We are experiencing weird problems with our 3Com nics. We use the following 
setup:

 - 8 SMP (2 x 1GHz Pentium III) machines
 - each has three 3Com 905C-TX nics
 - the first one is connected two a switch, the second via a patch cable to 
the third of the next machine to form a ring
 - kernel is linux-2.4.17-mosix (the mosix-stuff wasn't used during our tests)

To test the throughput of the interfaces I wrote a program that sends 
UDP-packets from one system to the next and measures the 
throughput/losses/jitter/etc. I used it to send batches of one million 
packets over the second interface of one machine to the third of the next 
(i.e. over the direct connection) with different packet-sizes.

First we tried it with the latest drivers from www.scyld.com. Unfortunately 
after the first million packets, the sending interface suddenly blocked, 
meaning it wouldn't send any more packets, although it returned fine from all 
send()-calls. This could be solved by an 'ifconfig eth1 down' + 'ifconfig 
eth1 up', but only for the next million packets.
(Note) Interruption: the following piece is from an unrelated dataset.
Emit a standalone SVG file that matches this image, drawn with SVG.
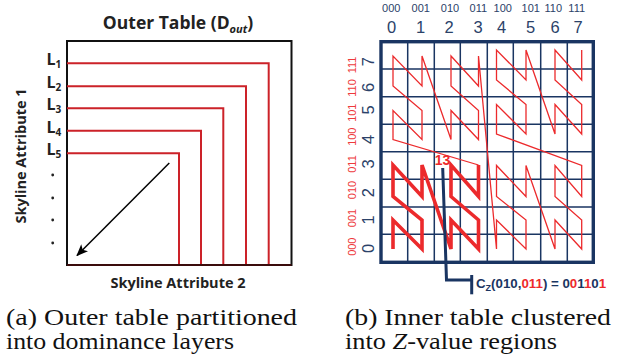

Next, we tried the driver distributed with the kernel sources. With that, the 
interface didn't block anymore, even after millions of packets. You can see 
the results at http://www.einhoff.de/plot.png (sorry, the legend is in 
German. Red is bandwidth in Mbps, green are losses in %). As you can see we 
experienced packet losses up to 80%, but only for the packet-sizes from 112 
bytes to 354 bytes. These results are reliable reproducible. With 
packet-sizes of 354 bytes, we have losses of 80%, with 355 bytes no losses at 
all! Apparently the packets are lost at the sending side, because the program 
finishes five times faster with 354 bytes packets than with 355 bytes packets.

When we tried the scyld-driver again, with smaller packet batches, we noticed 
that it produces losses to, this time from 91 to 385 bytes. We didn't notice 
the first time, because the interface kept blocking.

At last we tried the driver from the 3com website. This time we saw no 
losses, but the interface started blocking again after a million packets.

To summarize:

 - scyld-driver: losses for packet sizes from 91 to 385 bytes, interface 
blocks after the first million packets.
 - kernel-driver: losses for packet sizes from 112 to 354 bytes, no blocking.
 - 3Com-driver: no losses, interface blocks after first million packets.

So we've seen all combinations of losses and blocking except the one we're 
looking for...

We tried all this on several (identical) machines, so a hardware-failure is 
highly unlikely.

Any ideas?

Thanks,

      Gerrit Einhoff